Pull out every line with the word "this".
- - - - - - -
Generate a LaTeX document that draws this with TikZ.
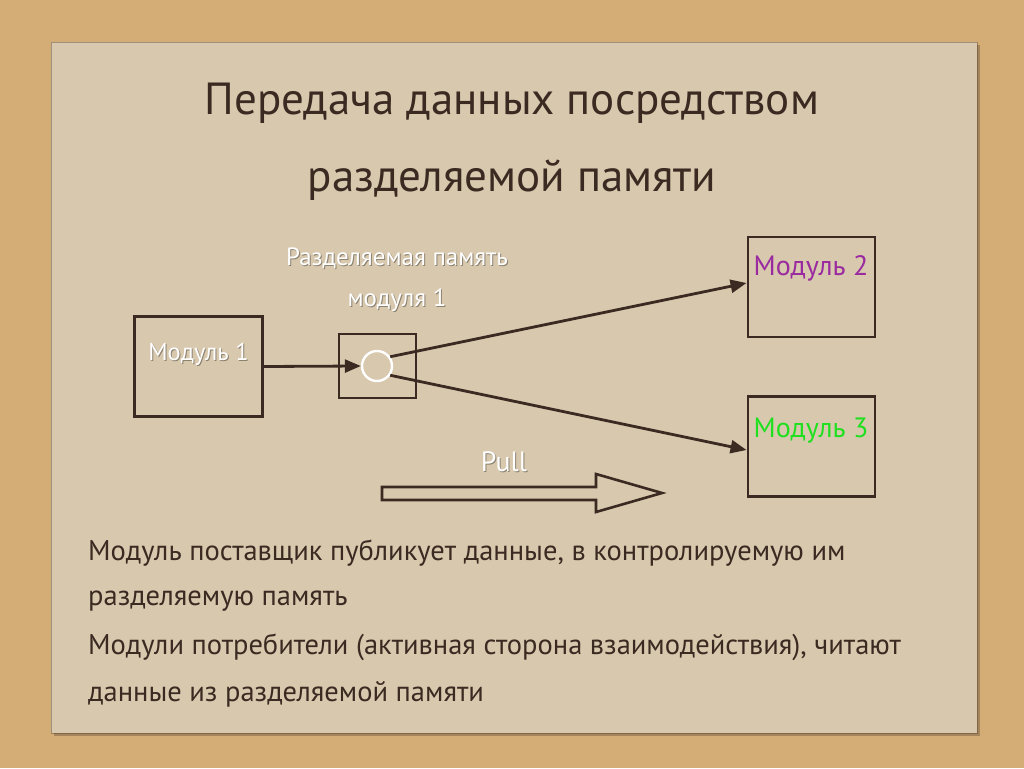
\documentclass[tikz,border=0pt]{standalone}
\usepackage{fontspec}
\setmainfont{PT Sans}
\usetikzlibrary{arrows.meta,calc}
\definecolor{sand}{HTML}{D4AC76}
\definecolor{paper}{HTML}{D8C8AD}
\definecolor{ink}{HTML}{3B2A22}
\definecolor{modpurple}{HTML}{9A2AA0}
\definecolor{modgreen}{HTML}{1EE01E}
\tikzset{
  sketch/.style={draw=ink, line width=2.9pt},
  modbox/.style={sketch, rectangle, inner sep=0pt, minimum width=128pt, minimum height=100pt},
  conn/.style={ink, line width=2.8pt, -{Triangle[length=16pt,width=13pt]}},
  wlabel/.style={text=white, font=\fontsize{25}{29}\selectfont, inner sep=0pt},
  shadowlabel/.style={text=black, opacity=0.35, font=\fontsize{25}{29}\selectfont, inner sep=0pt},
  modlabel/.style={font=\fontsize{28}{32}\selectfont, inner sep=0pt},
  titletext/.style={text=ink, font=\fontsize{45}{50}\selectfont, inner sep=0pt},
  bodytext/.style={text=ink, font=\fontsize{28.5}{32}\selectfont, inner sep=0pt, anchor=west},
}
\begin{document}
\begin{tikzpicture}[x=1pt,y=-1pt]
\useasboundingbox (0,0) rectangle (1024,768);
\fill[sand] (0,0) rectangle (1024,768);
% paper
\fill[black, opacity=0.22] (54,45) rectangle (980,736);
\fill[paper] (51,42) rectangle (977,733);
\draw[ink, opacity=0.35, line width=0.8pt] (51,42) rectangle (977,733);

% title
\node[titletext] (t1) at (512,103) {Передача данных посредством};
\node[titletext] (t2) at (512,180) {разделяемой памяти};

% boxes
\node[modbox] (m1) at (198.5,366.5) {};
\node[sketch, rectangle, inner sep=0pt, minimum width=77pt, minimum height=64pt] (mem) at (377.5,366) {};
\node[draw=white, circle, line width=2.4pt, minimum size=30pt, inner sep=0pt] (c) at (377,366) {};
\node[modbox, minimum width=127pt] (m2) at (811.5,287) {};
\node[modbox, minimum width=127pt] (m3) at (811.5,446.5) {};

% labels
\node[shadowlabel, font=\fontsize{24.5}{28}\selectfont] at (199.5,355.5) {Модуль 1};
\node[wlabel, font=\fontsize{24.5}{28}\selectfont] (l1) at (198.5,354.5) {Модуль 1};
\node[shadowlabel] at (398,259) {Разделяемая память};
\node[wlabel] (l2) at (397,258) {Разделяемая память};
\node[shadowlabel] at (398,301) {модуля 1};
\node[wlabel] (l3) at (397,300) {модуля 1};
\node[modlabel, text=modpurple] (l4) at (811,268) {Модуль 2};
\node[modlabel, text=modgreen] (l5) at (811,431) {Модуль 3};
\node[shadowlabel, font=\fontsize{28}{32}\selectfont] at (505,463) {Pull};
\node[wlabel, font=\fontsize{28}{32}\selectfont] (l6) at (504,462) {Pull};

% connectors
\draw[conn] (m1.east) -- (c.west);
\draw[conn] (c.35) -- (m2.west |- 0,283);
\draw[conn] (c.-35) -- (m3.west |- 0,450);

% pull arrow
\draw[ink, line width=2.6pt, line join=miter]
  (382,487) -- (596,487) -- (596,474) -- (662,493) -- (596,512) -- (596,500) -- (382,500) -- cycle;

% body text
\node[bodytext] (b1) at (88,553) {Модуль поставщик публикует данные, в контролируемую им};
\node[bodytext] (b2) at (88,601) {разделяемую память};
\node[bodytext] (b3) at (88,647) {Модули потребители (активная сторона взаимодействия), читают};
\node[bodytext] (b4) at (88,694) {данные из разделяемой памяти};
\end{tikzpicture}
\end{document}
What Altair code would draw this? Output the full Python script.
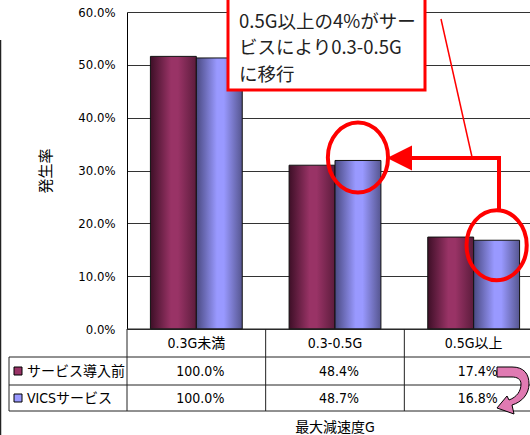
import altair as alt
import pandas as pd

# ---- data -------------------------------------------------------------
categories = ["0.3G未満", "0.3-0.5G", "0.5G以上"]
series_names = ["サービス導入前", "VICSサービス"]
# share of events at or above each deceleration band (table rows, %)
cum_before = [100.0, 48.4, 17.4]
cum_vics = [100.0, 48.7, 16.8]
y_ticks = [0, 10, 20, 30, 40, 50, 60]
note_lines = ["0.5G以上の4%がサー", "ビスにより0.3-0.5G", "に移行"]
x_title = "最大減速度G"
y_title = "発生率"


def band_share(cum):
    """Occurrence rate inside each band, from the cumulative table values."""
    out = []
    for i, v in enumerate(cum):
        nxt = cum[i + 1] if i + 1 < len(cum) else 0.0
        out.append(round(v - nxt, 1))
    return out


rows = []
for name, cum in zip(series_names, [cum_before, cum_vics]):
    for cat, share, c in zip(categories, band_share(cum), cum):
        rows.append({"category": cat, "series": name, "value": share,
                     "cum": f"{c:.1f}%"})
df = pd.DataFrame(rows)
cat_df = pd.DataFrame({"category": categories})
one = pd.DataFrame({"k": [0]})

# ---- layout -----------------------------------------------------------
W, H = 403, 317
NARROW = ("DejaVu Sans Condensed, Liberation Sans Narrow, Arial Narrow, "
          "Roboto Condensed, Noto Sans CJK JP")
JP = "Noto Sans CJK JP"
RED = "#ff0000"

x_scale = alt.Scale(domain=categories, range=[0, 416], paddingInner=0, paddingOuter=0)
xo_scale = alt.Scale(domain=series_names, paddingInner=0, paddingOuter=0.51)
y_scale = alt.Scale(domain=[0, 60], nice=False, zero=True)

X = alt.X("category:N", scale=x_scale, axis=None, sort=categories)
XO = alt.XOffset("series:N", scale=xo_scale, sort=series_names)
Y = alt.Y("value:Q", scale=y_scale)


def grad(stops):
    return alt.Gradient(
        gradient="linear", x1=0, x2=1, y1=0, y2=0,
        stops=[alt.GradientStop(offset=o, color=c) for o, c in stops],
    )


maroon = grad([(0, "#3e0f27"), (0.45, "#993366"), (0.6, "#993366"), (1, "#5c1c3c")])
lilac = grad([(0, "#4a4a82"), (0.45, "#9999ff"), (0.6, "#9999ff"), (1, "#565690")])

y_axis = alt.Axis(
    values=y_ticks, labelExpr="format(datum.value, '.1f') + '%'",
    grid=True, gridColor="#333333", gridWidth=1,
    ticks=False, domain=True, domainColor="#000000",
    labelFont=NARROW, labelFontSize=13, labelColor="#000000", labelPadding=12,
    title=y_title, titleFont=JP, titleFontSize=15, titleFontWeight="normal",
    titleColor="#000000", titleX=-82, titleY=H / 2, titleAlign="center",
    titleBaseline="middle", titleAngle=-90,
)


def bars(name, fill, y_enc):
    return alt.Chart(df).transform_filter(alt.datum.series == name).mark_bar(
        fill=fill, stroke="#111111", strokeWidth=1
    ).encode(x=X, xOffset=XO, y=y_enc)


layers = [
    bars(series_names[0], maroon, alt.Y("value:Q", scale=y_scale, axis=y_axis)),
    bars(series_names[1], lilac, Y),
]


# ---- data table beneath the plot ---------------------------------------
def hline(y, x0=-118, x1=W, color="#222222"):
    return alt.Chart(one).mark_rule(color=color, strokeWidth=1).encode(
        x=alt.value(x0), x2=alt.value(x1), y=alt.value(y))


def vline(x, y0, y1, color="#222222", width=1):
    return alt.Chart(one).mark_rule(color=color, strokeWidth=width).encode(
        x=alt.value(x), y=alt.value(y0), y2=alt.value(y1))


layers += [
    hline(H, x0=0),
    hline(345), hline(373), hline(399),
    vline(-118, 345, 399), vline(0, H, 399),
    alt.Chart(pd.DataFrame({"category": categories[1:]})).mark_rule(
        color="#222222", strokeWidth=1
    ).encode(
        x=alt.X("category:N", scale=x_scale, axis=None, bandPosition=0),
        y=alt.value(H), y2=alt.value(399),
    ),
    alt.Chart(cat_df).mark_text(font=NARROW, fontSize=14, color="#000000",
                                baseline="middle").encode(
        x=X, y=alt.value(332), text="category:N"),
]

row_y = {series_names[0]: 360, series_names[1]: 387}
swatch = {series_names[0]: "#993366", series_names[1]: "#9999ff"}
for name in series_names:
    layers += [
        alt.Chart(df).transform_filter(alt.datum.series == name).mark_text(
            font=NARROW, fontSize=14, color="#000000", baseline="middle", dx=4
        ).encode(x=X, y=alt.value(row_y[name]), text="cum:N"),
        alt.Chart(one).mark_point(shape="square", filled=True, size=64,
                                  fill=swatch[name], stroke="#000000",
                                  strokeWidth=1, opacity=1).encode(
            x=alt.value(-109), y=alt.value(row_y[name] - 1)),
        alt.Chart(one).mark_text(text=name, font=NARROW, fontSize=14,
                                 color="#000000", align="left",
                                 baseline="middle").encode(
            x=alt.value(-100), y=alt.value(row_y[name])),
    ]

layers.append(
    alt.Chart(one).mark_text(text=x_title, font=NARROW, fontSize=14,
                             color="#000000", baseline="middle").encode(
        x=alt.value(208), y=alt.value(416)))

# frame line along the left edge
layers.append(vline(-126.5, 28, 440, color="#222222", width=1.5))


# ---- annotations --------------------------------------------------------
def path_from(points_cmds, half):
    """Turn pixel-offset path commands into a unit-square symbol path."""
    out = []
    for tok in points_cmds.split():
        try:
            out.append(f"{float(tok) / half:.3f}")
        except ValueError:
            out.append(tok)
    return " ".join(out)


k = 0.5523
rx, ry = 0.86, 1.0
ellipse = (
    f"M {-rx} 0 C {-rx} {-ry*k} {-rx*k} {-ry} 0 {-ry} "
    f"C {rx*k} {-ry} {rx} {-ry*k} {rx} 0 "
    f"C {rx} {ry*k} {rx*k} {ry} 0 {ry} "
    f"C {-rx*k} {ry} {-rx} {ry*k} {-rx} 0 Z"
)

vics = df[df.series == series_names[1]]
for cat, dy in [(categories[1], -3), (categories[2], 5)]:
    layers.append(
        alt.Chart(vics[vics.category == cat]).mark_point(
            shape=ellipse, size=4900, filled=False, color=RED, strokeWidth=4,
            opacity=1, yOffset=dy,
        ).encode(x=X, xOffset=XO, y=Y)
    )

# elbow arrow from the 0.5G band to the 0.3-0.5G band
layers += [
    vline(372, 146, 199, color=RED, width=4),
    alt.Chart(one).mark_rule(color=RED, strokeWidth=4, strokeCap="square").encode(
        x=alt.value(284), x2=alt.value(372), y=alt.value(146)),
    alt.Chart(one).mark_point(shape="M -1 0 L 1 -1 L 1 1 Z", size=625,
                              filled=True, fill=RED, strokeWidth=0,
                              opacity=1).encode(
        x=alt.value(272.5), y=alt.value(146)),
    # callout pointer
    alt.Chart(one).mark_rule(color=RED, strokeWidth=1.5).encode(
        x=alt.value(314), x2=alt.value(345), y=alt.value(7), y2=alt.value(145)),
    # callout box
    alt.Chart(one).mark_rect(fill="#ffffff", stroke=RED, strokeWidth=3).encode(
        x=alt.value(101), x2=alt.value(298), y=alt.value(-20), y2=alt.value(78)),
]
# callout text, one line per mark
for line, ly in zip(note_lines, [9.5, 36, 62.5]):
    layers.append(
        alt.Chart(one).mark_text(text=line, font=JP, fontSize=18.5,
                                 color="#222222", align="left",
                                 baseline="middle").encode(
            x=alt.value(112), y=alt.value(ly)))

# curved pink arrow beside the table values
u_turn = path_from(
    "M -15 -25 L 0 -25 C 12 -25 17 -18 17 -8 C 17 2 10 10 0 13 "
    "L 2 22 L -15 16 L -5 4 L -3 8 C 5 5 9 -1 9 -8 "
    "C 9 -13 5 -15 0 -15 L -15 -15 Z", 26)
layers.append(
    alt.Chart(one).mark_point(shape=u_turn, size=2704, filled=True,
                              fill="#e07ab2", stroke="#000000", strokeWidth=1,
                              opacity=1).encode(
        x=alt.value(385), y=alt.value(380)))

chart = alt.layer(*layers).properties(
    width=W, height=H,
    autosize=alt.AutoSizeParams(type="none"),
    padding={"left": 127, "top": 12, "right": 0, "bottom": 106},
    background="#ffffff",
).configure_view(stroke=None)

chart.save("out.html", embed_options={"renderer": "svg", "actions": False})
- - - - - - -
* **Answer**:
Generate a LaTeX document that draws this with TikZ.
What Altair code would draw this? Output the full Python script.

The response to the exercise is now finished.